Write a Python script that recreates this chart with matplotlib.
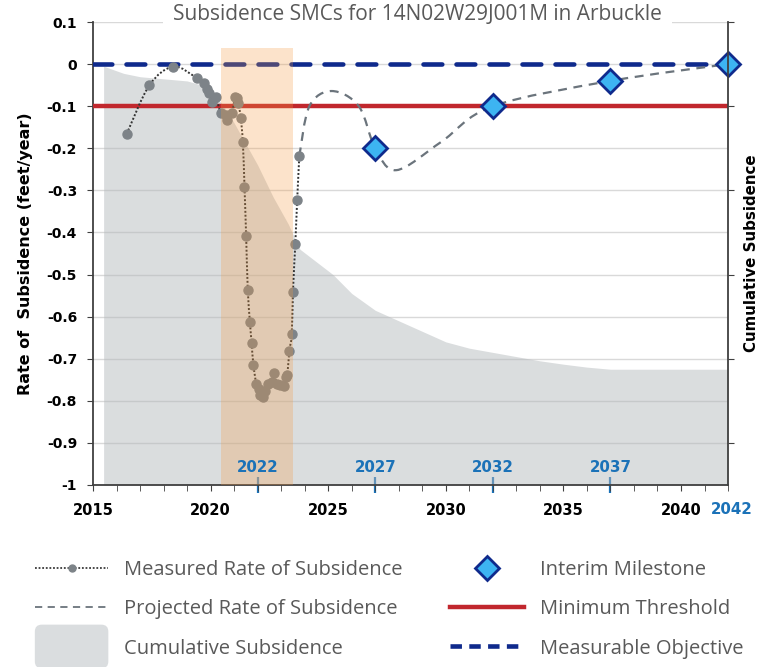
"""Subsidence SMC chart for well 14N02W29J001M (Arbuckle)."""

import matplotlib

matplotlib.use("Agg")

import matplotlib.pyplot as plt
import matplotlib.transforms as mtransforms
import numpy as np
from matplotlib.lines import Line2D
from matplotlib.patches import FancyBboxPatch, PathPatch, Patch
from matplotlib.legend_handler import HandlerPatch
from matplotlib.path import Path

plt.rcParams["font.family"] = ["Open Sans", "DejaVu Sans"]
BOLD_FONT = ["DejaVu Sans"]

# measured rate of subsidence (feet/year)
measured_year = [
    2016.43, 2017.40, 2018.42, 2019.41, 2019.72, 2019.86, 2019.95, 2020.05, 2020.23,
    2020.43, 2020.66, 2020.71, 2020.90, 2021.04, 2021.14, 2021.18, 2021.28, 2021.37,
    2021.44, 2021.51, 2021.58, 2021.67, 2021.74, 2021.82, 2021.94, 2022.04, 2022.11,
    2022.22, 2022.32, 2022.46, 2022.60, 2022.70, 2022.81, 2022.96, 2023.10, 2023.21,
    2023.26, 2023.35, 2023.45, 2023.50, 2023.60, 2023.68, 2023.77,
]
measured_rate = [
    -0.166, -0.050, -0.006, -0.033, -0.046, -0.058, -0.068, -0.090, -0.079,
    -0.117, -0.121, -0.133, -0.117, -0.078, -0.081, -0.093, -0.127, -0.186,
    -0.291, -0.408, -0.537, -0.612, -0.662, -0.715, -0.759, -0.771, -0.786,
    -0.790, -0.776, -0.759, -0.755, -0.735, -0.759, -0.762, -0.764, -0.744,
    -0.739, -0.681, -0.642, -0.541, -0.428, -0.323, -0.219,
]

# projected rate of subsidence
projected_year = [2023.77, 2024.20, 2025.15, 2026.30, 2027.00, 2027.90, 2029.80, 2032.00, 2037.00, 2042.00]
projected_rate = [-0.219, -0.100, -0.064, -0.100, -0.200, -0.252, -0.185, -0.100, -0.040, 0.000]

# cumulative subsidence (shape only, no scale shown)
cumulative_year = [
    2015.45, 2016.3, 2017.0, 2018.0, 2019.0, 2019.5, 2020.0, 2020.5, 2021.0, 2021.4,
    2022.0, 2022.66, 2023.3, 2023.8, 2025.2, 2026.0, 2027.0, 2028.0, 2029.0, 2030.0,
    2031.0, 2032.0, 2033.0, 2034.0, 2035.0, 2036.0, 2037.0, 2042.0,
]
cumulative_value = [
    -0.005, -0.022, -0.030, -0.035, -0.040, -0.048, -0.065, -0.095, -0.140, -0.180,
    -0.240, -0.316, -0.380, -0.440, -0.500, -0.545, -0.585, -0.610, -0.635, -0.660,
    -0.675, -0.685, -0.695, -0.705, -0.713, -0.720, -0.725, -0.725,
]

milestone_year = [2027, 2032, 2037, 2042]
milestone_rate = [-0.20, -0.10, -0.04, 0.00]
milestone_labels = ["2022", "2027", "2032", "2037"]
milestone_label_year = [2022, 2027, 2032, 2037]

minimum_threshold = -0.10
measurable_objective = 0.0
gsp_period = [2020.45, 2023.5]
gsp_period_top = 0.038

NAVY = "#0f2a8c"
RED = "#c1272d"
BLUE_TEXT = "#1b72b8"
TEXT_GRAY = "#595959"


def smooth_path(xs, ys):
    """Catmull-Rom curve through the points (like Excel's smoothed line)."""
    pts = np.column_stack([xs, ys]).astype(float)
    ext = np.vstack([pts[0], pts, pts[-1]])
    verts = [pts[0]]
    codes = [Path.MOVETO]
    for i in range(1, len(ext) - 2):
        p0, p1, p2, p3 = ext[i - 1], ext[i], ext[i + 1], ext[i + 2]
        verts += [p1 + (p2 - p0) / 6.0, p2 - (p3 - p1) / 6.0, p2]
        codes += [Path.CURVE4] * 3
    return Path(verts, codes)


def rounded_patch(legend, orig_handle, xdescent, ydescent, width, height, fontsize):
    return FancyBboxPatch(
        (-xdescent, -ydescent + height / 2 - 1.55 * height), width, 3.1 * height,
        boxstyle="round,pad=0,rounding_size=5",
    )


fig = plt.figure(figsize=(7.74, 6.67), dpi=100)
ax = fig.add_axes([0.1202, 0.2729, 0.8204, 0.6941])

ax.set_xlim(2015, 2042)
ax.set_ylim(-1, 0.1)

# cumulative subsidence area
ax.fill_between(cumulative_year, cumulative_value, -1, color="#b3b8bb", alpha=0.48, lw=0, zorder=1)

ax.axhline(minimum_threshold, color=RED, lw=3.2, zorder=3)
ax.axhline(measurable_objective, color=NAVY, lw=3.3, dashes=(4.1, 3.1), dash_capstyle="round", zorder=3)

ax.add_patch(PathPatch(smooth_path(projected_year, projected_rate), fill=False,
                       ec="#6b747c", lw=1.6, ls=(0, (4, 3)), zorder=4))
ax.add_patch(PathPatch(smooth_path(measured_year, measured_rate), fill=False,
                       ec="#333333", lw=1.4, ls=(0, (1, 1)), zorder=5))
ax.plot(measured_year, measured_rate, ls="none", marker="o", ms=6.5,
        mfc="#7d8388", mec="#7d8388", zorder=5)

# GSP implementation period shading, drawn over the data
ax.fill_between(gsp_period, -1, gsp_period_top, color="#f59a40", alpha=0.27, lw=0, zorder=6)

ax.plot(milestone_year, milestone_rate, ls="none", marker="D", ms=12.5,
        mfc="#3db4f2", mec=NAVY, mew=2, zorder=7, clip_on=False)

# axes styling
ax.set_yticks(np.round(np.arange(-1.0, 0.11, 0.1), 1))
ax.set_yticklabels(["-1", "-0.9", "-0.8", "-0.7", "-0.6", "-0.5", "-0.4", "-0.3",
                    "-0.2", "-0.1", "0", "0.1"])
ax.set_xticks(range(2015, 2041, 5))
ax.set_xticks(range(2015, 2043), minor=True)
ax.grid(axis="y", color="#d9d9d9", lw=1)
ax.set_axisbelow(True)
for side in ["top", "right"]:
    ax.spines[side].set_visible(False)
for side in ["left", "bottom"]:
    ax.spines[side].set_color("#404040")
    ax.spines[side].set_linewidth(1.3)
ax.tick_params(axis="both", which="major", labelsize=10, length=4.5, color="#404040")
ax.tick_params(axis="x", which="major", labelsize=10.5, pad=8.5)
ax.tick_params(axis="x", which="minor", length=4, color="#404040")
ax.tick_params(axis="y", which="major", pad=7)
for lbl in ax.get_xticklabels() + ax.get_yticklabels():
    lbl.set_fontweight("bold")
    lbl.set_family(BOLD_FONT)
ax.set_ylabel("Rate of  Subsidence (feet/year)", fontsize=11.5, fontweight="bold",
              family=BOLD_FONT, labelpad=10)

# milestone ticks and labels in blue
sec = ax.secondary_xaxis("bottom")
sec.set_xticks(milestone_label_year)
sec.set_xticklabels([])
sec.tick_params(direction="inout", length=11, width=1.6, color=BLUE_TEXT)
sec.spines["bottom"].set_visible(False)
blend = mtransforms.blended_transform_factory(ax.transData, ax.transAxes)
for yr, lab in zip(milestone_label_year, milestone_labels):
    ax.text(yr, 0.022, lab, transform=blend, ha="center", va="bottom", family=BOLD_FONT,
            color=BLUE_TEXT, fontsize=10.8, fontweight="bold", zorder=8)
ax.text(milestone_year[-1] + 0.15, -0.036, str(milestone_year[-1]), transform=blend, ha="center",
        va="top", color=BLUE_TEXT, fontsize=10.8, fontweight="bold", family=BOLD_FONT)

# secondary (cumulative) axis on the right, no labels
ax2 = ax.twinx()
ax2.set_ylim(-1, 0.1)
ax2.set_yticks([0.1, -0.1, -0.3, -0.5, -0.7, -0.9])
ax2.set_yticklabels([])
ax2.tick_params(axis="y", length=4, color="#404040")
for side in ["top", "left", "bottom"]:
    ax2.spines[side].set_visible(False)
ax2.spines["right"].set_color("#404040")
ax2.spines["right"].set_linewidth(1.3)
ax2.set_ylabel("Cumulative Subsidence", fontsize=10.8, fontweight="bold",
               family=BOLD_FONT, labelpad=4)

fig.text(0.5394, 1 - 14 / 667, "Subsidence SMCs for 14N02W29J001M in Arbuckle",
         ha="center", va="center", fontsize=15, color=TEXT_GRAY,
         bbox=dict(fc="white", ec="none", pad=7))

# legend
handles_left = [
    Line2D([], [], color="#3a3a3a", ls=(0, (1, 1)), lw=1.3, marker="o", ms=5,
           mfc="#7d8388", mec="#7d8388"),
    Line2D([], [], color="#6b747c", ls=(0, (4, 3)), lw=1.3),
    Patch(fc="#dadddf", ec="none"),
]
labels_left = ["Measured Rate of Subsidence", "Projected Rate of Subsidence", "Cumulative Subsidence"]
handles_right = [
    Line2D([], [], ls="none", marker="D", ms=12.5, mfc="#3db4f2", mec=NAVY, mew=2),
    Line2D([], [], color=RED, lw=3.2),
    Line2D([], [], color=NAVY, lw=3.3, dashes=(2.5, 1.6)),
]
labels_right = ["Interim Milestone", "Minimum Threshold", "Measurable Objective"]

common = dict(frameon=False, fontsize=14.5, labelcolor=TEXT_GRAY, loc="upper left",
              handlelength=3.65, handletextpad=0.8, labelspacing=0.95, borderpad=0,
              borderaxespad=0, numpoints=1, handler_map={Patch: HandlerPatch(patch_func=rounded_patch)})
fig.legend(handles_left, labels_left, bbox_to_anchor=(0.045, 0.160), **common)
fig.legend(handles_right, labels_right, bbox_to_anchor=(0.582, 0.160), **common)

fig.savefig("out.png", dpi=100)
plt.close(fig)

## EXERCISE GOAL
Pick out and copy every line that contains the word "chart".

## SOLUTION BELOW
Write a Python script that recreates this chart with matplotlib.
"""Subsidence SMC chart for well 14N02W29J001M (Arbuckle)."""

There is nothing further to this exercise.